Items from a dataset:
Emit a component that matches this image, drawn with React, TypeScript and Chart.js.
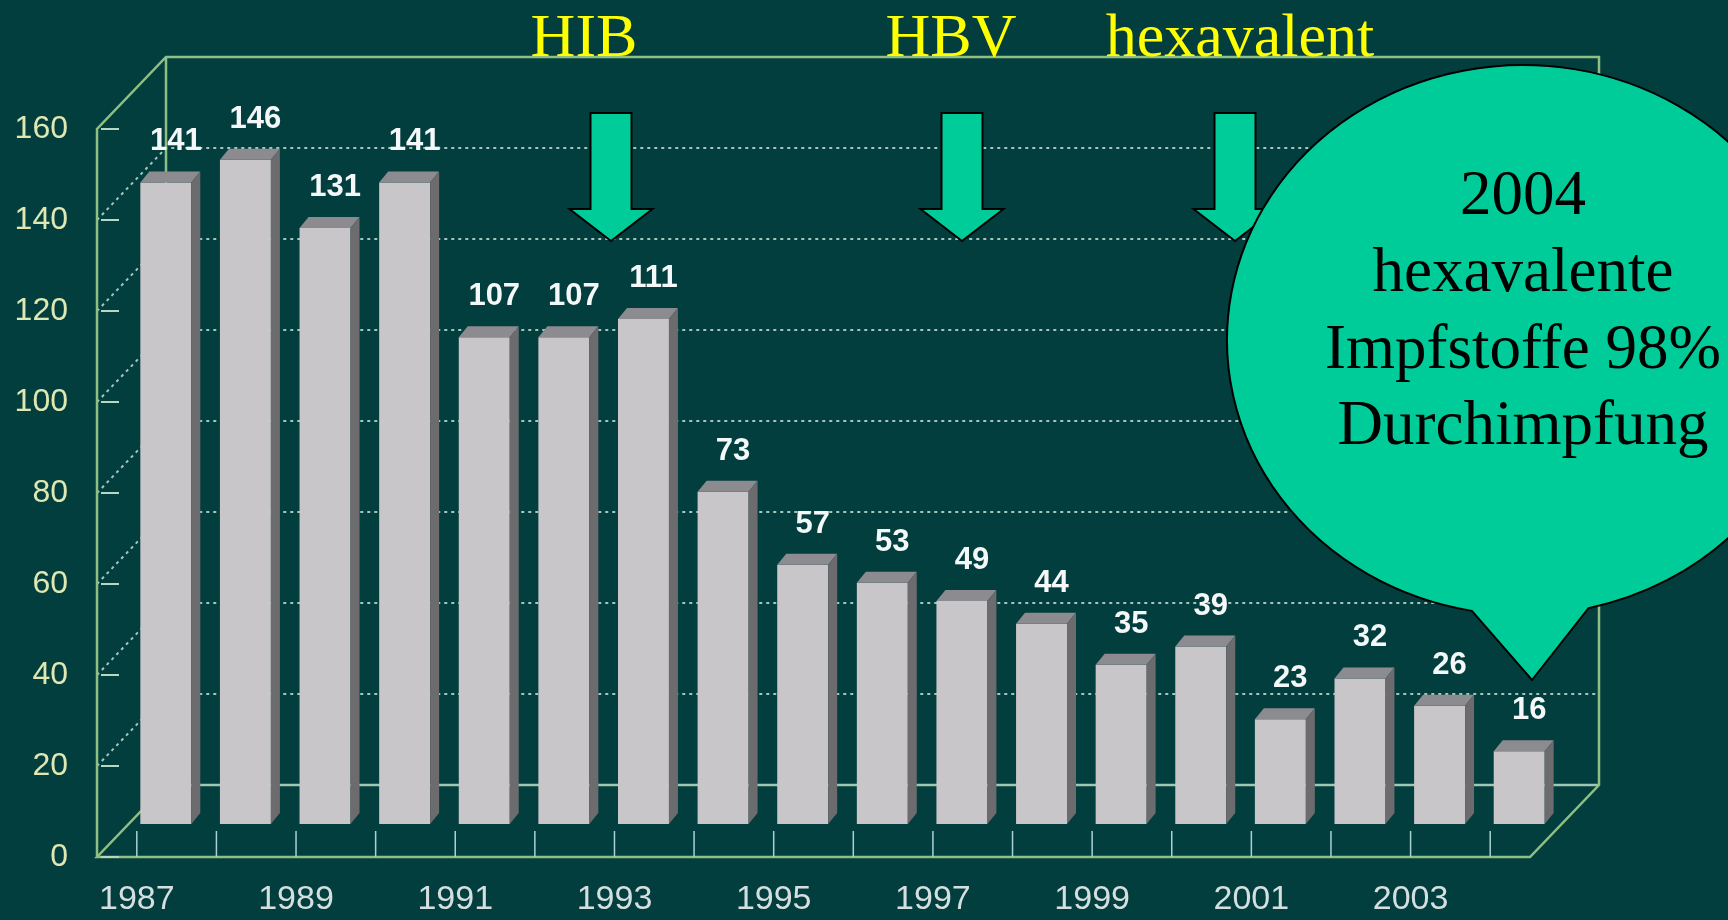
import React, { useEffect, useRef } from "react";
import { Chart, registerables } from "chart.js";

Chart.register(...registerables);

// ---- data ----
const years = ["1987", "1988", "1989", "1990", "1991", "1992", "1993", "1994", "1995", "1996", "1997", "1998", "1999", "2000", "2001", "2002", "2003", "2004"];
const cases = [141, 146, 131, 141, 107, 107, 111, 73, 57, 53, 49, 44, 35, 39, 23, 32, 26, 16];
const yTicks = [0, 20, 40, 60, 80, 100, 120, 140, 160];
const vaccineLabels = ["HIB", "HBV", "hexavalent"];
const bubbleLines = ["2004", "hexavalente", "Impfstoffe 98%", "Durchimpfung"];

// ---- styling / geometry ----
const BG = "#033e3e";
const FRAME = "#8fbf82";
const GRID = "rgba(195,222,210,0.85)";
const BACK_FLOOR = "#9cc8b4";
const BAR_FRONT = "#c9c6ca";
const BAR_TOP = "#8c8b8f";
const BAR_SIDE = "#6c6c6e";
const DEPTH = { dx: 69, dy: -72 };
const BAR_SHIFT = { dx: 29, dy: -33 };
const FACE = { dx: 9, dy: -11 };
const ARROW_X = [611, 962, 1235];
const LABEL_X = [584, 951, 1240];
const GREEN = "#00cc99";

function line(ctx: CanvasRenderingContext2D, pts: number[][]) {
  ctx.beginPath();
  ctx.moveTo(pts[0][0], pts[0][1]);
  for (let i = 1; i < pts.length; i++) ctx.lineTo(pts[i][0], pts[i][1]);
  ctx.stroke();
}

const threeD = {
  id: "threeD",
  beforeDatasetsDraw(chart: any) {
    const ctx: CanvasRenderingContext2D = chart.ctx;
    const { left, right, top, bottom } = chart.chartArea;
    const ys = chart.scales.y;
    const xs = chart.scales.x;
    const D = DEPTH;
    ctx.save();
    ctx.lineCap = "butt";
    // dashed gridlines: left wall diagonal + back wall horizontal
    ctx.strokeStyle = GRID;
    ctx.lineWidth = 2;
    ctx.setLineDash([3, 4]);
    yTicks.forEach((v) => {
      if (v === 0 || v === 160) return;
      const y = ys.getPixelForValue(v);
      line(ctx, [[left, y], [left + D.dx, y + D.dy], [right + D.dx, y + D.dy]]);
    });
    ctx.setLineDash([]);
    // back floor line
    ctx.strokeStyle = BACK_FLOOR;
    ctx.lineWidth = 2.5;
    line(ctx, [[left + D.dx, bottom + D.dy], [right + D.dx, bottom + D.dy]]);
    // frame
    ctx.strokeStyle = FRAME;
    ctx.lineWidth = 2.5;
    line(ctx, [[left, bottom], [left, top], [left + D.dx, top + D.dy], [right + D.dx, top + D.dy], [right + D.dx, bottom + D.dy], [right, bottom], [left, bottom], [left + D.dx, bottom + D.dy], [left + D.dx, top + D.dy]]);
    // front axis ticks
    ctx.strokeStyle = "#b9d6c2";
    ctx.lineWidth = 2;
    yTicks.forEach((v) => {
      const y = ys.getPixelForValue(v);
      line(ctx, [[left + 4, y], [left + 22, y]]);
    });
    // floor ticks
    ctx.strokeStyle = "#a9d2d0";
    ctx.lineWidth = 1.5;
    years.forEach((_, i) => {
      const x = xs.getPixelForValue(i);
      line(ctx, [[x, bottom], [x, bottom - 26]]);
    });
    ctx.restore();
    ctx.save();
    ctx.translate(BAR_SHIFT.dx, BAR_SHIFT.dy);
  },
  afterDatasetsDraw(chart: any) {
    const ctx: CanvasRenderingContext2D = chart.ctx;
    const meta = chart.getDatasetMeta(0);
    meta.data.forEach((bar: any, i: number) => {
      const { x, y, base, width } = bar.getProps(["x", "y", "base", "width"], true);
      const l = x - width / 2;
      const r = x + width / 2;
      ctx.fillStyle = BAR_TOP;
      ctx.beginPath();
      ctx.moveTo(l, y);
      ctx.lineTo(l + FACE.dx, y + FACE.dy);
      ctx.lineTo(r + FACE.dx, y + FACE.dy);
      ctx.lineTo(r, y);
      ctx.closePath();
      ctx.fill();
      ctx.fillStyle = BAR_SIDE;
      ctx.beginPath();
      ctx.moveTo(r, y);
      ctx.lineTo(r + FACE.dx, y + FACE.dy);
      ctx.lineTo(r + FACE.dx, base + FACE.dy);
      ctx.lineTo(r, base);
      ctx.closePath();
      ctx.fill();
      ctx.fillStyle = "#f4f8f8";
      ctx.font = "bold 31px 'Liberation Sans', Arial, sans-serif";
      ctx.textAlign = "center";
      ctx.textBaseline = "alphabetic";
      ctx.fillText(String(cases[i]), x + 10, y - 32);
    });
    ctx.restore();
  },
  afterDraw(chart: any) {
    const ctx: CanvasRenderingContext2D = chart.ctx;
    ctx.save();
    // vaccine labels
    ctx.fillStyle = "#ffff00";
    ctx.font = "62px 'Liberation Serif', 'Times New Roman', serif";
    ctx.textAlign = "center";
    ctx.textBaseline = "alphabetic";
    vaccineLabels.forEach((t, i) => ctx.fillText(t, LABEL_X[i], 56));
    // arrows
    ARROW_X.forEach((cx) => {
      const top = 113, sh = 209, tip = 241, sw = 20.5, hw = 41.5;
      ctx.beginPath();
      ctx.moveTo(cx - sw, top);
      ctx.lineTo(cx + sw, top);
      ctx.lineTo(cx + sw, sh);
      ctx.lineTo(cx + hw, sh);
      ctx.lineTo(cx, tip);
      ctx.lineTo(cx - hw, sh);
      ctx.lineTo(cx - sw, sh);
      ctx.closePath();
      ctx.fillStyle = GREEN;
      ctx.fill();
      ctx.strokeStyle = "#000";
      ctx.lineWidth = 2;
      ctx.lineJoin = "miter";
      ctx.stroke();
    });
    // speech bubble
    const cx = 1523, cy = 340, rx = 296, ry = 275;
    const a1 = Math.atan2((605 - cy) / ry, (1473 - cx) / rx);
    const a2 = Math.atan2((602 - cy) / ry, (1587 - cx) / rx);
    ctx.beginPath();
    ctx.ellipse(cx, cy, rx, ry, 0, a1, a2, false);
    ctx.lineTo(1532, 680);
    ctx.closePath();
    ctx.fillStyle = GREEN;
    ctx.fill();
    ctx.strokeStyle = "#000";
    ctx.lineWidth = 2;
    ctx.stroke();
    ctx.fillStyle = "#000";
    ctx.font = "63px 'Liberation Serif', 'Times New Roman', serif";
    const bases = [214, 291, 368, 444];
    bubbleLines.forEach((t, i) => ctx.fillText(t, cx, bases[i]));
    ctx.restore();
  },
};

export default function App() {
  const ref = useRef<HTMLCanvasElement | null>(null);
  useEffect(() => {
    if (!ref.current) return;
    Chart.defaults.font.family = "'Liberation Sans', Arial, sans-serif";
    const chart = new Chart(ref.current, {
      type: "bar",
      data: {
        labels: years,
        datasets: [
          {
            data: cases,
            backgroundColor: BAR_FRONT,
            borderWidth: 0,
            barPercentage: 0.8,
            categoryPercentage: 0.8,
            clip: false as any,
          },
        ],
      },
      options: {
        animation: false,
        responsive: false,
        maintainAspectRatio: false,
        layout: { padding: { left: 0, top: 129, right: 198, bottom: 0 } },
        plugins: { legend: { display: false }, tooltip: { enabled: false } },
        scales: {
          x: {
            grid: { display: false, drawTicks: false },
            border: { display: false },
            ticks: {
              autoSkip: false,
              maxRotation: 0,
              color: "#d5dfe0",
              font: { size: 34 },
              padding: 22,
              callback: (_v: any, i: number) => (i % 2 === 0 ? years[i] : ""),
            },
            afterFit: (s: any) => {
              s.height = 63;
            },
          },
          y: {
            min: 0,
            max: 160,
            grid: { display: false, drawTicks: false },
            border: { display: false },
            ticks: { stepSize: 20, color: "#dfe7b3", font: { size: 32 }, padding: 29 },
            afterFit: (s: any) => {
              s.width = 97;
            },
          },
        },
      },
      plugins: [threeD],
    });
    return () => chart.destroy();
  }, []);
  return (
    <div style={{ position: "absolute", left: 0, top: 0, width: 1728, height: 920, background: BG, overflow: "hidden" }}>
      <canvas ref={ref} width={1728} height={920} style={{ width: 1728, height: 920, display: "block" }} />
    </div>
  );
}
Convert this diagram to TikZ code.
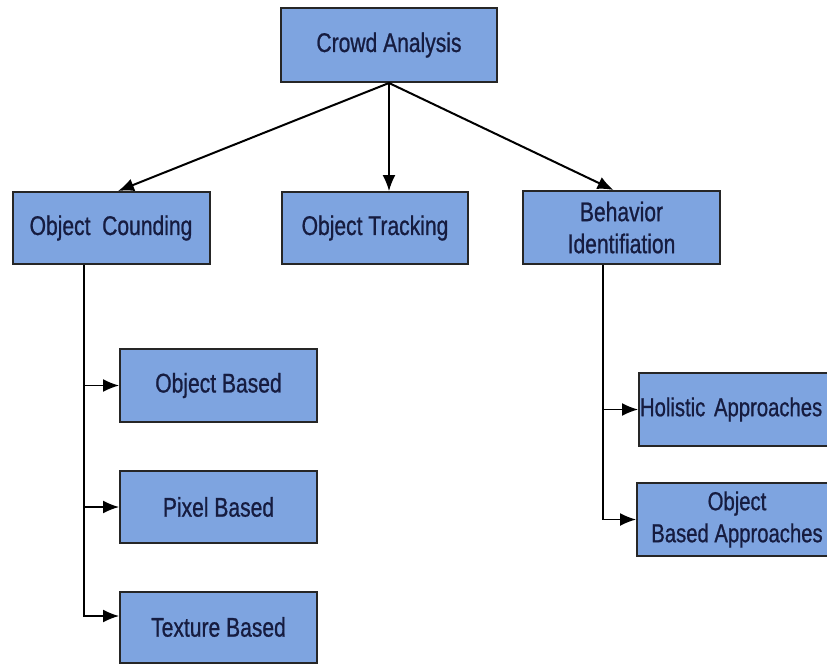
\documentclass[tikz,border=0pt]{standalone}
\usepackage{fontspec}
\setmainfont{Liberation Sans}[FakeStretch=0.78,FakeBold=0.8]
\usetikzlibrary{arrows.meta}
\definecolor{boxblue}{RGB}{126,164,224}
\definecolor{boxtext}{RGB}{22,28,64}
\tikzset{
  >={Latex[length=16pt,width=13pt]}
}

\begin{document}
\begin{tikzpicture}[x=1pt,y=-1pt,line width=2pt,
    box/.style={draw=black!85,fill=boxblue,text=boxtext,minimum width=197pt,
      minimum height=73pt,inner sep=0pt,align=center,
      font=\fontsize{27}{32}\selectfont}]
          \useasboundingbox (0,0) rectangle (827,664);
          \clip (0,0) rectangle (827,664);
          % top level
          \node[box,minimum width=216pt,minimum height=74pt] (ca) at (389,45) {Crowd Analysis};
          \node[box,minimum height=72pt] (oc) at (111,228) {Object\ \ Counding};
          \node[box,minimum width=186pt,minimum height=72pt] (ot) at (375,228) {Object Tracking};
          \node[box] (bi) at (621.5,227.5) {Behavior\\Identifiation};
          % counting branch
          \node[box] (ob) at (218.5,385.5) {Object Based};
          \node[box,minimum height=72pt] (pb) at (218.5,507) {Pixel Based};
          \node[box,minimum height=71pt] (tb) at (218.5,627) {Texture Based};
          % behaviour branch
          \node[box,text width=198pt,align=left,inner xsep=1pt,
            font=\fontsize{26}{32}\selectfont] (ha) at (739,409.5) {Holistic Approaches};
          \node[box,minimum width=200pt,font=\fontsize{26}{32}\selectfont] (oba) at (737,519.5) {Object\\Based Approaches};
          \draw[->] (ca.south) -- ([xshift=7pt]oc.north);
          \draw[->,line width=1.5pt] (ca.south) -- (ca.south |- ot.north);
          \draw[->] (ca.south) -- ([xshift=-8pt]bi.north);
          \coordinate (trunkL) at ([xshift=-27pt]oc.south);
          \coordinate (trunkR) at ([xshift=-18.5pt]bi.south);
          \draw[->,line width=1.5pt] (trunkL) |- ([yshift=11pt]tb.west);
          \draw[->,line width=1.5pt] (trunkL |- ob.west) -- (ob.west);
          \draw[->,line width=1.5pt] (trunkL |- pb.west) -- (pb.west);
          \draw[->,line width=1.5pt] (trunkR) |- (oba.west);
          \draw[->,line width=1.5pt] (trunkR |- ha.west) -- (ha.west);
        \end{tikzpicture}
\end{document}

● **Instructions for the task**: From the entries above, collect every line with the string "this" in it.

● **Exercise output**:
Emit a component that matches this image, drawn with React, TypeScript and Chart.js.
Convert this diagram to TikZ code.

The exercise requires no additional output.